In the spring of 2008, BJU launched a record label, Brooklyn Jazz Underground Records (BJUR), with the release of a trio of albums by Cuadrado, Iverson and the pianist Benny Lackner. "We call it a 'sister' company," Cuadrado remarked. "Initially it was created to release the BJU sample CDs as well as BJU members' CDs, but we have opened it up to like-minded artists residing in NYC who are not BJU members." That group includes bassist Arthur Kell, pianist Daniel Kelly and guitarist Guilherme Monteiro, whose albums comprise the second wave of releases. "Being my first CD, Air is absolutely autobiographical, a very personal statement, so I didn't want to compromise in any way," the Brazilian-born guitarist Monteiro explained. "BJUR was perfect because it allowed me to do whatever I wanted regarding the repertoire, the art on the album and where I wanted to go musically." Indeed, the simultaneous releases continue the BJU tradition of complete creative freedom for the bandleader, as well as ownership of the material.

In addition, Iverson and Cuadrado have grouped BJUR releases together to maximize their impact on a saturated market. "They came up with the creative solution of having three artists simultaneously releasing their CDs on BJUR and pooling their resources together to promote all three CDs together," Kelly explained. "It's this grassroots, group-minded model that will help us all to find a wider audience and keep recording great uncompromising music."

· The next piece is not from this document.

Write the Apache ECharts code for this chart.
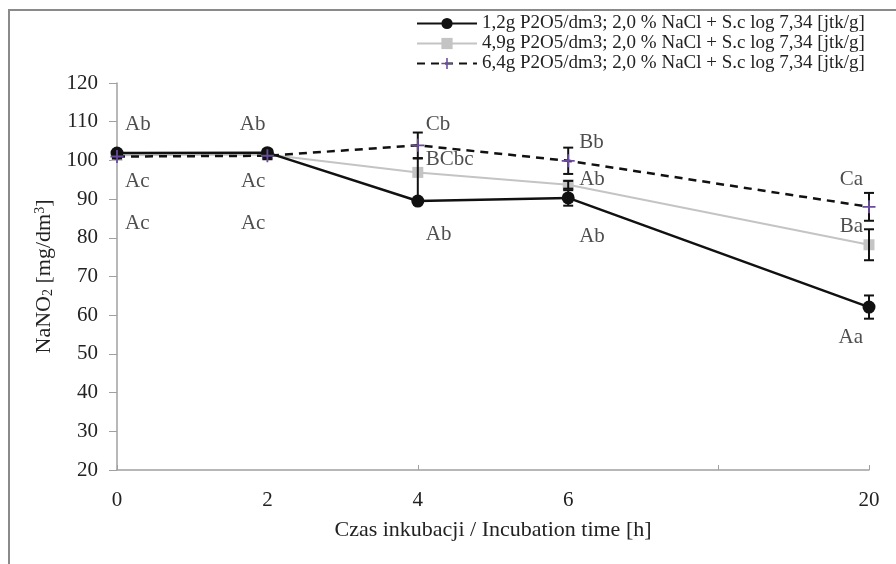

This month, BJU Records will hold a two-part festival at The Jazz Gallery that will feature collective members and young musicians from BJU Records' growing roster. The albums from Kell, Kelly and Monteiro are set for a Jun. 9th release date and the collective is already looking ahead. "Right now we want to expand our simple initial goal and start operating a bit more like a non-profit," Cuadrado explained. "We're working on several projects that can expand our horizons."